Oh, God. how AMAZING is Your Grace, that saves a wretch like me. i am disgustingly sinful in myself, in my pride… and i am beyond humbled and greatful and so undeserving of the grace You pour out. the Blood that You shed for me.
Jesus, thank You for loving me. for seeing Your beauty in me despite the stench of my complaceny, my laziness, my ungreatfulness. for seeing Your son in me. God, thank You that even though i am so flawed, You take my broken pieces. even though you could just destroy them, You choose to remake them. You are forming me and molding me. God i am nothing without You.

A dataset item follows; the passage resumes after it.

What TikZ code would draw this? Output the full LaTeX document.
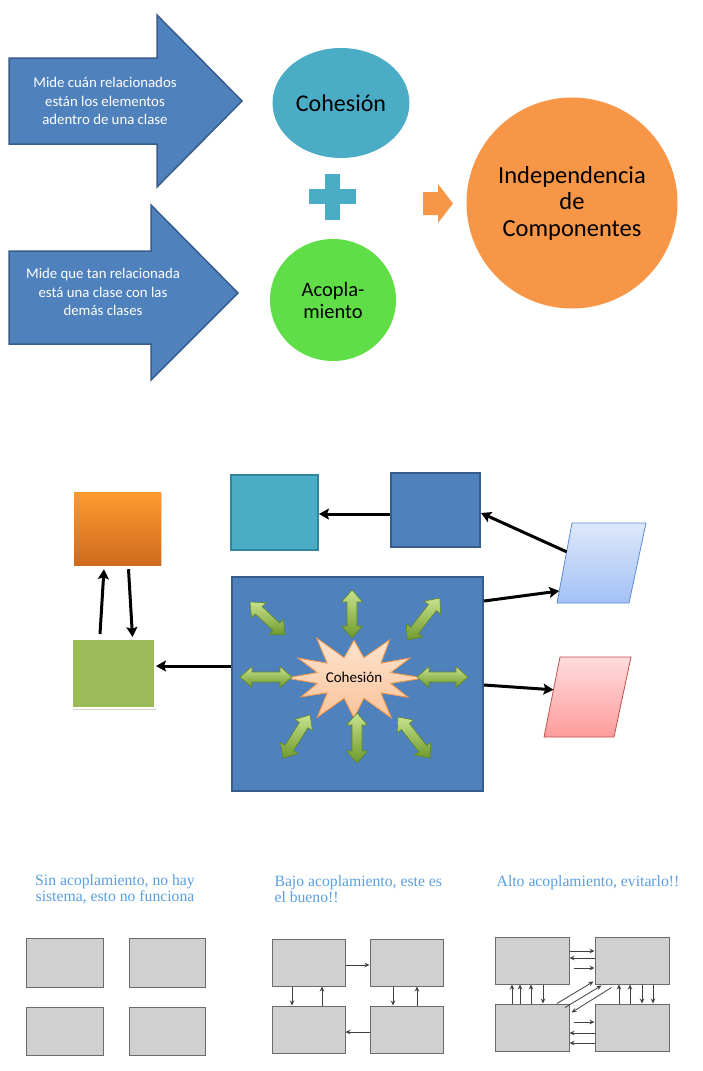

i have been facing a lot of anxiety lately. i have to make decisions about my future. and something i keep saying is that i ‘don’t feel like school is for me.’ and maybe, it’s not. but the fact is… i’m in school at the moment. God has me here, now, in this semester… this is now. and i need to live now. i have not been giving school my all. i have not been pursuing it, because it is hard for me. it’s something i don’t enjoy. i have felt guilty about this… and guilt is not from the Lord. but tonight, God convicted me. as i flipped through pictures of some children i photographed in Haiti- i came across a few in their classroom. and something shifted in my gut as i looked at those small faces, in their dirt covered classes- and as i saw the joy and the thankfulness in their eyes. i don’t want to take my education for granted. i can’t.

Forgive me for squandering my blessings, Lord. Jesus… i want to go after You with everything. because it’s all Yours, anyway. Thank You for giving me a renewed perspective, God. once again.